Длинную и широкую Накаяматэ-дори справедливо будет назвать проспектом, отделяющим в центральной части Кобэ равнинную прибрежную часть (вместе с тем районом, где находился ранее иностранный сеттльмент) от резко забирающих вверх предгорий (с жилым иностранным кварталом Идзинкан в районе Китано). Кварталы Накаяматэ по японской традции имеют нумерацию: 1-й, 2-й, 3-й и так далее. Из «визитки» Ощепкова непонятно, о каком квартале идет речь. Думаю, со временем нам еще предстоит сделать это открытие. Можно считать, что речь идет о сравнительно небольшом участке города, в самом его центре и неподалеку от станции Санномия. Правда, тут есть одна тонкость. Нынешняя, хорошо известная жителям не только Кобэ, но и всего региона Кансай, большая и оживленная станция Санномия находится сегодня не совсем там, где она была сто лет назад. Во времена Василия Сергеевича вокзал располагался там, где сегодня находится его сосед — станция Мотомати.

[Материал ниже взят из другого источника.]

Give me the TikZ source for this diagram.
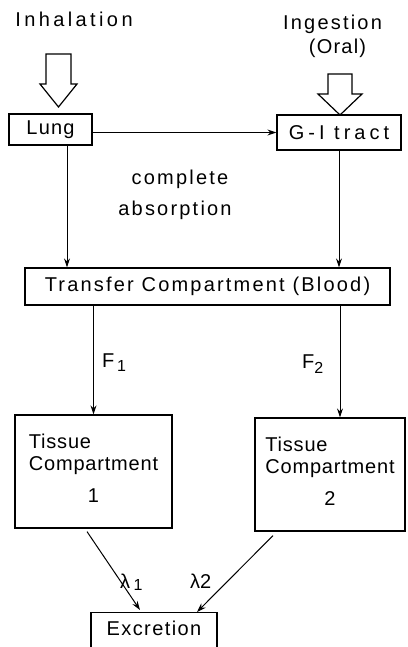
\documentclass[tikz,border=0pt]{standalone}
\usepackage{fontspec}
\setmainfont{Liberation Sans}
\usetikzlibrary{calc,arrows.meta}
\begin{document}
\begin{tikzpicture}[x=1pt,y=-1pt,
  every node/.style={inner sep=0pt, font=\fontsize{20}{22}\selectfont},
  ls/.style={font=\fontsize{20}{22}\selectfont\addfontfeature{LetterSpace=#1}},
  box/.style={draw, line width=1.2pt},
  arr/.style={line width=1pt, -{Stealth[length=9pt,width=6pt]}},
  blk/.style={draw, line width=1.2pt, fill=white, line join=miter}
]
\useasboundingbox (0,0) rectangle (407,647);
\clip (0,0) rectangle (407,647);

% boxes
\node[box, ls=6, minimum width=83pt, minimum height=31pt] (lung) at (50.5,129.5) {Lung};
\node[box, ls=20, minimum width=124pt, minimum height=35pt] (gi) at (339,132.5) {G-I tract};
\node[box, ls=11, minimum width=365pt, minimum height=37pt] (tr) at (207.5,286.5) {Transfer Compartment (Blood)};
\node[box, ls=4, minimum width=157pt, minimum height=113pt] (t1) at (93.5,471.5)
  {\begin{tabular}{@{}l@{}}Tissue\\Compartment\\[10pt]\multicolumn{1}{@{}c@{}}{1}\end{tabular}};
\node[box, ls=4, minimum width=150pt, minimum height=113pt] (t2) at (330,474.5)
  {\begin{tabular}{@{}l@{}}Tissue\\Compartment\\[10pt]\multicolumn{1}{@{}c@{}}{2}\end{tabular}};
\node[box, ls=7, minimum width=126pt, text height=23pt, text depth=30pt, anchor=north] (ex) at (154,612) {Excretion};

% labels
\node[ls=17, anchor=base] (inh) at (74,27) {Inhalation};
\node[ls=11, anchor=base] (ing) at (332.5,30) {Ingestion};
\node[ls=6, anchor=base] (oral) at (337.5,54) {(Oral)};
\node[ls=11, anchor=base] (c1) at (180,185) {complete};
\node[ls=11, anchor=base] (c2) at (175,215) {absorption};
\node[anchor=base west] (f1) at (102,367) {F\raisebox{-4pt}{\fontsize{16}{16}\selectfont\,1}};
\node[anchor=base west] (f2) at (302,368) {F\raisebox{-5pt}{\fontsize{16}{16}\selectfont 2}};
\node[anchor=base west] (l1) at (120,588) {λ\raisebox{-2pt}{\,\fontsize{16}{16}\selectfont 1}};
\node[anchor=base west] (l2) at (190,588) {λ2};

% block arrows
\draw[blk] (46,54) -- (71,54) -- (71,84) -- (77,84) -- (58.5,107) -- (40,84) -- (46,84) -- cycle;
\draw[blk] (328,74) -- (352,74) -- (352,94) -- (362,94) -- (340,115) -- (318,94) -- (328,94) -- cycle;

% connectors
\draw[arr] (lung.east |- gi.west) -- (gi.west);
\coordinate (la) at ($(lung.south)+(16.5,0)$);
\draw[arr] (la) -- (la |- tr.north);
\draw[arr] (gi.south) -- (gi.south |- tr.north);
\draw[arr] (t1.north |- tr.south) -- (t1.north);
\coordinate (fb) at ($(t2.north)+(10,0)$);
\draw[arr] (fb |- tr.south) -- (fb);
\draw[arr] ($(t1.south)+(-6.5,3)$) -- ($(ex.north)+(-14,-2)$);
\draw[arr] ($(t2.south)+(-57,4)$) -- ($(ex.north)+(43,0)$);
\end{tikzpicture}
\end{document}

На свое новое место станция Санномия переехала лишь в 1933 году, но это расстояние не настолько велико, чтобы в корне изменить топографию города. Кроме того, помимо станции Санномия, настоящий центр Кобэ в то время формировал древний синтоистский храм Икута-дзиндзя, мимо которого не раз проходили супруги Ощепковы — святилище расположено так, что, живя в этой части города, не пройти мимо просто невозможно. И вы, если будете в Кобэ, обязательно зайдите сюда!

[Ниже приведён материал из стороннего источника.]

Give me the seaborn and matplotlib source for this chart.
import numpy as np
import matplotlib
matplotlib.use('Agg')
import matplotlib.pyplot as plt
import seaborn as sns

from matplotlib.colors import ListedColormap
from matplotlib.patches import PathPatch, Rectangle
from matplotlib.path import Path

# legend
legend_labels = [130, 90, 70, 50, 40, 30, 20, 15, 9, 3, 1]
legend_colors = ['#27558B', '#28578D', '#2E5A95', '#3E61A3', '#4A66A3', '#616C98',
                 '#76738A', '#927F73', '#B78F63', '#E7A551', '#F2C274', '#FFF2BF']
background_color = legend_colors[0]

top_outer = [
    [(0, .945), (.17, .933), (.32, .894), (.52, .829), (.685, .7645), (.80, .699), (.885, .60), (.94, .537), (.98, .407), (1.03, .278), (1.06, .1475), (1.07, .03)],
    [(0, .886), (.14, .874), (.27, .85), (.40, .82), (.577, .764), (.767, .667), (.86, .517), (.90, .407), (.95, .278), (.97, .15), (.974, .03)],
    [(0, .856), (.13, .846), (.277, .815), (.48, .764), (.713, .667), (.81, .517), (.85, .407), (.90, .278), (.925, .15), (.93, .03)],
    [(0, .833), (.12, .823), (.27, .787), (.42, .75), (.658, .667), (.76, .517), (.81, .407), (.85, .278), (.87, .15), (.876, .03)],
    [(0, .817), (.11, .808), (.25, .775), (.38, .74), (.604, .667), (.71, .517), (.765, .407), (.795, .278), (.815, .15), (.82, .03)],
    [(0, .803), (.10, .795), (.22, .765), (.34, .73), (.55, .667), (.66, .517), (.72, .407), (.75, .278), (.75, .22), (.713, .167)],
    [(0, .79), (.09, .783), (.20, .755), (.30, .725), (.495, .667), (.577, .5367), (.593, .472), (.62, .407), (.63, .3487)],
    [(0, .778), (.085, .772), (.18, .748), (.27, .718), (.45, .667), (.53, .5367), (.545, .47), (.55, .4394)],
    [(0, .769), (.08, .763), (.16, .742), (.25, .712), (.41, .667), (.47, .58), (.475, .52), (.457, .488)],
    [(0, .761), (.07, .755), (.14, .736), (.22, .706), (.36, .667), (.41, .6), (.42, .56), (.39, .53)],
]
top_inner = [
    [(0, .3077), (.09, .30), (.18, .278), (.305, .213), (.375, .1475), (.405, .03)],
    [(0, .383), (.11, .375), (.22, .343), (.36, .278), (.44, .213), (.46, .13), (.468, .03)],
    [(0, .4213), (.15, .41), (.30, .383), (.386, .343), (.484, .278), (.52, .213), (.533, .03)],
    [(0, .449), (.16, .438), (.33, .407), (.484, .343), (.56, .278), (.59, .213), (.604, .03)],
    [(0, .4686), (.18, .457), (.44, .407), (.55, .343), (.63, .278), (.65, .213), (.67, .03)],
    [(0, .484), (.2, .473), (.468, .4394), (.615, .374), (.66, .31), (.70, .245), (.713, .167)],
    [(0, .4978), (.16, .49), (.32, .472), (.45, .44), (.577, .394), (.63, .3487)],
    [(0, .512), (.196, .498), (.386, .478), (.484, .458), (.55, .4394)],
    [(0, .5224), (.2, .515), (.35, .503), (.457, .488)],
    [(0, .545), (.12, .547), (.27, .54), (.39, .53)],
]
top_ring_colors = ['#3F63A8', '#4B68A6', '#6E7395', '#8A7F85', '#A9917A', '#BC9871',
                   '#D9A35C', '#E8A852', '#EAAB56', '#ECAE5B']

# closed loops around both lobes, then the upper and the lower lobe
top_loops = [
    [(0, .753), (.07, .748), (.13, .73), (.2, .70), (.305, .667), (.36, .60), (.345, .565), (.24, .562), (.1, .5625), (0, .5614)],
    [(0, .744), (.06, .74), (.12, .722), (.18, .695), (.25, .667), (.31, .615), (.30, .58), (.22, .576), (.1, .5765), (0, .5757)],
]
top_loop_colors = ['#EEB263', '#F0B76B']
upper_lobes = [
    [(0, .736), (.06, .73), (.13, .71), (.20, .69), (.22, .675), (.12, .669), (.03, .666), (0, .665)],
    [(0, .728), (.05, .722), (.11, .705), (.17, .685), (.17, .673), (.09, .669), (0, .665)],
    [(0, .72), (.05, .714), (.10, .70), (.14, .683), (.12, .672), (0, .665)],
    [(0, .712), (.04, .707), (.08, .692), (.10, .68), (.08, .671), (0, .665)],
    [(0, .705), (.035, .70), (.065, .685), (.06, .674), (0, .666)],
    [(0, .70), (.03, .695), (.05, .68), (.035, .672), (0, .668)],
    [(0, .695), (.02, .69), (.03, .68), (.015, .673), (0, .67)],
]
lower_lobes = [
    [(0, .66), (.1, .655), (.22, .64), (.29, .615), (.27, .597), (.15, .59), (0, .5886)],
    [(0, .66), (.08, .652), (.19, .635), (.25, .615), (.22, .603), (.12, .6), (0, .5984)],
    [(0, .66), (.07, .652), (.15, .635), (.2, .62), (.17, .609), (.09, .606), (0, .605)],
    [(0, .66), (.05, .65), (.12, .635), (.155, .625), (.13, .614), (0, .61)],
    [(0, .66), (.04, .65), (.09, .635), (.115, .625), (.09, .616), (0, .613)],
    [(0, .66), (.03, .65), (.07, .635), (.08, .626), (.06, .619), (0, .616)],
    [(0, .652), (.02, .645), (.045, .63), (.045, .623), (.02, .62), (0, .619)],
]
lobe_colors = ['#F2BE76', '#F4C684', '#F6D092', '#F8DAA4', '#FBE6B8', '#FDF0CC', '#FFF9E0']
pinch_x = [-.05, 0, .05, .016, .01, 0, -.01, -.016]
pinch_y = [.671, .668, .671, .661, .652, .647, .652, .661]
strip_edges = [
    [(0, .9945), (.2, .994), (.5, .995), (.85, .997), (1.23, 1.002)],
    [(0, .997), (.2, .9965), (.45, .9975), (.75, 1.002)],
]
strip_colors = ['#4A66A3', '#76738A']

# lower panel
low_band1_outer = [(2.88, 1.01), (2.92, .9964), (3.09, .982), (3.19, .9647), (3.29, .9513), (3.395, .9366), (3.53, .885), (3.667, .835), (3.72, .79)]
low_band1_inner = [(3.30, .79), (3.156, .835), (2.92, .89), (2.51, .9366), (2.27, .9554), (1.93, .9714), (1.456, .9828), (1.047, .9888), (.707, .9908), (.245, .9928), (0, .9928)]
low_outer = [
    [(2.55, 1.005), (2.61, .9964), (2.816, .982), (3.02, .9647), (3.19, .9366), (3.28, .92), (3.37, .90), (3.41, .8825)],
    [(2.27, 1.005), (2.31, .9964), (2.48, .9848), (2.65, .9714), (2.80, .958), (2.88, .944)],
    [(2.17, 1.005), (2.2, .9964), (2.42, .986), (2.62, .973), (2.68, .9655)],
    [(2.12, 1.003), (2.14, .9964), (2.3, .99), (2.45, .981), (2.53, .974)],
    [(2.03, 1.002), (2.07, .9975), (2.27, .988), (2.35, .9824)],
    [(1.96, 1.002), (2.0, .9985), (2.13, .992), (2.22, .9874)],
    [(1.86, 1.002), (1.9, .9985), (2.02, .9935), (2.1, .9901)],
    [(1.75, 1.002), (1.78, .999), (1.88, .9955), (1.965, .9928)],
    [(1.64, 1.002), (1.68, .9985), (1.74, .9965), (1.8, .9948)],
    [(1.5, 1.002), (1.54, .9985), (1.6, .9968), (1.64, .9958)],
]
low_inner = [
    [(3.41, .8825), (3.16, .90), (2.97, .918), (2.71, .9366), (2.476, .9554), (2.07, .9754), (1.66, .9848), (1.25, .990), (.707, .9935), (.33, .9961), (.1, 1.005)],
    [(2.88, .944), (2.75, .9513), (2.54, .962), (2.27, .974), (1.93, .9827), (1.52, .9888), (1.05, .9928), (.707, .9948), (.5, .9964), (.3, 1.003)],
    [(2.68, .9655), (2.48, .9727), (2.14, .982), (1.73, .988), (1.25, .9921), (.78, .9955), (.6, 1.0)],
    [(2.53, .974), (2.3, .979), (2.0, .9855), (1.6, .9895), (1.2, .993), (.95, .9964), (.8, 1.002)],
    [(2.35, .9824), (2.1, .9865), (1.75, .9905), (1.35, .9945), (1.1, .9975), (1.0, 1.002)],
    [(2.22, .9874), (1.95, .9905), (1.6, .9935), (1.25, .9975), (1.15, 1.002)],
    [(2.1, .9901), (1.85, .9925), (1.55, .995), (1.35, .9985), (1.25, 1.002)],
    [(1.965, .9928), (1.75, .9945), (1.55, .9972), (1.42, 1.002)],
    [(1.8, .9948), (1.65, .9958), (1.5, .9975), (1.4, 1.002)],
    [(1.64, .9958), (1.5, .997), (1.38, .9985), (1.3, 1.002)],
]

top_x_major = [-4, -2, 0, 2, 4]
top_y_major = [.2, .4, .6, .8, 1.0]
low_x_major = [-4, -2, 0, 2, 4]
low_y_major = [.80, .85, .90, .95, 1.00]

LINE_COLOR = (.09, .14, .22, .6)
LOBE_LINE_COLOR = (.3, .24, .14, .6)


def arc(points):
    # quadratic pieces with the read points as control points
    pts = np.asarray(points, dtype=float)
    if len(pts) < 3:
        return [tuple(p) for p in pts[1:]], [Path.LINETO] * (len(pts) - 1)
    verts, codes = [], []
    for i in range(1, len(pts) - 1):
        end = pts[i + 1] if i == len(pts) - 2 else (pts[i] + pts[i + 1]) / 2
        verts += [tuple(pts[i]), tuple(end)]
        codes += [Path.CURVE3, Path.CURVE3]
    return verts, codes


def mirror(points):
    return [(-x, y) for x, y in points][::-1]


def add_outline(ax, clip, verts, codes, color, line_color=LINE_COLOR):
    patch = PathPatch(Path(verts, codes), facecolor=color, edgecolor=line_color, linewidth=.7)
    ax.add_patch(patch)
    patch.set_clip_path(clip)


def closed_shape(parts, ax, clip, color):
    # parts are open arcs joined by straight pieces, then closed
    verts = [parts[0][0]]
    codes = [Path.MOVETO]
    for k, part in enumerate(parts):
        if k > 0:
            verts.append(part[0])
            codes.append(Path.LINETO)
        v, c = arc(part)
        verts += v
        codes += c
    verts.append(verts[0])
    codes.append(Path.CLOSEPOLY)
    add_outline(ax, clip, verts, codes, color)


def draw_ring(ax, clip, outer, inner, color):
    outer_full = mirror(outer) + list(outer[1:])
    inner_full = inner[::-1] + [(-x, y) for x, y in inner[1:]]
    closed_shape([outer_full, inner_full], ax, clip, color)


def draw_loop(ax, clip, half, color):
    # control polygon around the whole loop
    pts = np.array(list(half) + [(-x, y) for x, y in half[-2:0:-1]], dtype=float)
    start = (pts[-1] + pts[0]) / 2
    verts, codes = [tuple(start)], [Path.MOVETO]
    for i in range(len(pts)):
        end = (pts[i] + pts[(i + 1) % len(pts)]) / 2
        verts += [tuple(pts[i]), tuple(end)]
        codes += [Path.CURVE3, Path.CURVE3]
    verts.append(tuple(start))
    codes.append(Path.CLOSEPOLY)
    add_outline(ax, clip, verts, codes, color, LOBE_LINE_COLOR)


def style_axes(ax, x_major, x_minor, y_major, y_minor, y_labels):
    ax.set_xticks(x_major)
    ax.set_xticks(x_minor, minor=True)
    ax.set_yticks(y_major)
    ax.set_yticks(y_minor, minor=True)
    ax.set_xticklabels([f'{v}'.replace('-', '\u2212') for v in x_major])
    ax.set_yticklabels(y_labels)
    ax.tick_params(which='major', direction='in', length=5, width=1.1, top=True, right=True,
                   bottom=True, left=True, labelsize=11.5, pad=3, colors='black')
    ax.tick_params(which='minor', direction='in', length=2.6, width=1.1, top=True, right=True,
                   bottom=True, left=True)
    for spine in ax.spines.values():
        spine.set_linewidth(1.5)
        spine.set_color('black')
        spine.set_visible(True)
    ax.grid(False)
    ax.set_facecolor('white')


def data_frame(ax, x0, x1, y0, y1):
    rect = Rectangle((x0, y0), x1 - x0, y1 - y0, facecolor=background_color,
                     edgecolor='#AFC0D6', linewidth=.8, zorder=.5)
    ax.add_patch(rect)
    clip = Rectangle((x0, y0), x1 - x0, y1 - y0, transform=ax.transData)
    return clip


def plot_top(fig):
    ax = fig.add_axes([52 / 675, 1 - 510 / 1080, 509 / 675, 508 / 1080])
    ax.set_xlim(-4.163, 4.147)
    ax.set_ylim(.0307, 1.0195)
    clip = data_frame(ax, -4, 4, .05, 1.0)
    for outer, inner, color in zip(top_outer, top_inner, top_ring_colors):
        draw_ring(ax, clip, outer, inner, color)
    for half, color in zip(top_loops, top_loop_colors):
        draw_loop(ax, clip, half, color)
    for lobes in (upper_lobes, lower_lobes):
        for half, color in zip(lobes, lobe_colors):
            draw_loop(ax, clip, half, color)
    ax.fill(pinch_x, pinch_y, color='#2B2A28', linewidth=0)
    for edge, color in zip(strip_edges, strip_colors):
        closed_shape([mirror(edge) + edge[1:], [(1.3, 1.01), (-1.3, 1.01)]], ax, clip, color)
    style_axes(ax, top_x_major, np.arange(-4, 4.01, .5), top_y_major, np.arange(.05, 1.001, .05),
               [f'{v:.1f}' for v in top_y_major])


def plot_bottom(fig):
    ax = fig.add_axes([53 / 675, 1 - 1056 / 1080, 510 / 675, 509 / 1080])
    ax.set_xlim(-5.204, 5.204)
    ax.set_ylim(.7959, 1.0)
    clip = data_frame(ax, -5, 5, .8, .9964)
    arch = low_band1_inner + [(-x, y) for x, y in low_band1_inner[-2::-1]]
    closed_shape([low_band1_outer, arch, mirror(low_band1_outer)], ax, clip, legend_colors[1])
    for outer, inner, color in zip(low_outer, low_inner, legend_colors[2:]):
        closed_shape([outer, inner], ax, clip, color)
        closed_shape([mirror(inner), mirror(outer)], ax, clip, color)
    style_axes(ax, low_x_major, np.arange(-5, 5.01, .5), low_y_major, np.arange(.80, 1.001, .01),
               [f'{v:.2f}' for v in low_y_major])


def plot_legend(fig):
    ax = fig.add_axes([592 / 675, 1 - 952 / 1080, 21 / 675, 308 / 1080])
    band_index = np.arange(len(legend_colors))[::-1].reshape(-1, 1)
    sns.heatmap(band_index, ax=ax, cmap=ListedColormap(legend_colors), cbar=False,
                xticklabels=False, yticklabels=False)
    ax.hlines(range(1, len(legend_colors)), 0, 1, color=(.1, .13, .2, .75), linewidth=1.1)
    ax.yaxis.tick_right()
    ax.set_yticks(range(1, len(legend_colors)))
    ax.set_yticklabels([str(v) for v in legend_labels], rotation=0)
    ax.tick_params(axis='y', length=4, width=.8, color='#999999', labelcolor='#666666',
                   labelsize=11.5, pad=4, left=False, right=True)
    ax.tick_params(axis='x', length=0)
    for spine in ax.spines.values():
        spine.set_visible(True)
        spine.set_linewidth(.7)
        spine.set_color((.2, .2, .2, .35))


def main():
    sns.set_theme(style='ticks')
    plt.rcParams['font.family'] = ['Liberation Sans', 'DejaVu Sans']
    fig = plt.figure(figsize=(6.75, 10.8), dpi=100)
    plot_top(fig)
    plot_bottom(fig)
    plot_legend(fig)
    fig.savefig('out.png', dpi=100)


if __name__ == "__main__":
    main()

Если верить преданиям, Икута-дзндзя — один из древнейших храмов Японии. Он посвящен духу Вакахирумэ — сестре великой богини Аматэрасу, к родству с которой японцы относят историю возникновения императорской династии. Странно, но святилище стоит на этом месте тоже не со дня основания — когда-то оно располагалось примерно в том районе, где сейчас находится станции Син-Кобэ. Правда, его перенесли не в прошлом веке, а значительно раньше — 1200 лет назад. Основательницей храма считается легендарная императрица Дзингу, в царствование которой Япония впервые попыталась подчинить себе Корею, но наибольшую известность Икута-дзиндзя принесло историческое событие, случившееся много позже. В 1184 году здесь произошло сражение при Итинотани, в ходе которого дружины самураев Минамото Ёсицунэ обрушились со склонов гор на войска клана Тайра, обратив их в бегство. Этому важному эпизоду войны Гэмпэй, в результате которой в Японии на тысячу лет установилось господство самураев, посвящены многочисленные литературные памятники и пьесы для традиционных театров, а сам храм почитается как одно из мест концентрации самурайского духа древней Японии — суровое и красивое место. В то же время — это Япония. Роща камфарных деревьев, лестницы, священные ворота тории в виде стилизованных петушиных насестов, много камня и истории — все это признаки обычного, в общем, для Японии синтоистского храма. Для нас же он выделяется только одним — зимой и весной 1925 года здесь стоял Василий Сергеевич Ощепков и так же, как мы, смотрел на эти каменные ступени, поднимался по ним, окидывал взглядом прекрасный, но не слишком дружелюбный по отношению к нему город Кобэ. Можно только еще раз представить, проходя по улочкам Китано, как здесь прогуливались в «ненавязчивом» сопровождении агентов полиции Мария и Василий Ощепковы. Здесь сохранились несколько домов — их современников, и, разглядывая их, картину тех дней не так уж сложно представить. Гулять по этому кварталу в хорошую погоду — истинное удовольствие, а навигаторами служат многочисленные карты Китано, расставленные на перекрестках.